There is 7m teu of capacity on order — or 30% of the existing fleet capacity — and, while forecasts for demand growth over the next couple of years are in the sub-3% range, in 2023 the fleet will grow by 7%.
If this coincides with an easing of congestion, which is taking up 10%-12% of capacity, then the spectre of overcapacity emerges again, at least in the short term.
Heading into peak season, there are few signs that congestion will ease before next year, however. The twin US ports of Los Angeles and Long Beach continue to post record throughput figures, with May volumes being among the highest in their history.
In Europe, industrial action at terminals in Germany and Belgium, and driver shortages — partially due to the disappearance of Ukrainian drivers from the market — are clogging up terminals, making it hard to get boxes in or out.

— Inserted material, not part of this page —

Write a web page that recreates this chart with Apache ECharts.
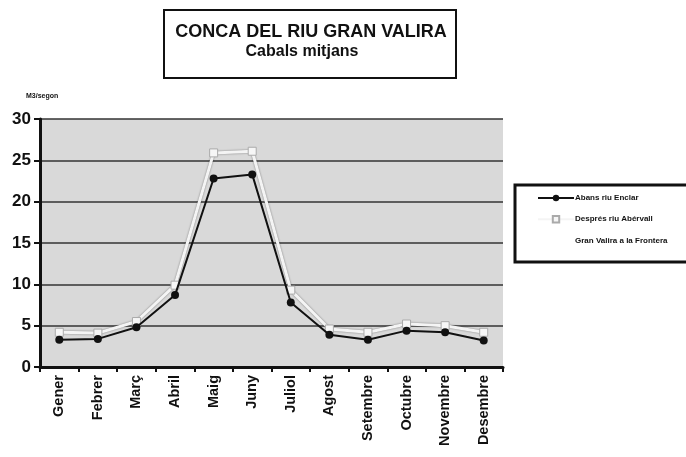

And in the US, the west coast labour contract renegotiation has many on tenterhooks. Both employee and employer sides have said talks will continue beyond the July 1 expiry of the existing contract, and that neither lockouts nor strikes are on the cards.
However, the automation of terminals will be a tough nut to crack, leading to fears a resolution may not be found and congestion will again shoot up.
Meanwhile, in the US in particular, the passage of the Ocean Shipping Reform Act 2022 has again brought the behaviour of carriers into the spotlight.
Despite the Federal Maritime Commission finding that high freight costs were a feature of demand, not collusion, the political rhetoric remains aimed against container lines.
OSRA22 brings only limited relief to shippers, mainly in terms of detention and demurrage costs and the availability of export containers, so there is an emerging risk that carriers may find themselves faced with further regulatory pressures in the months and years to come.
As container shipping enters the second half of what is still likely to be the most profitable year in its history, it is fair to say that concerns are beginning to mount that the peak has already passed.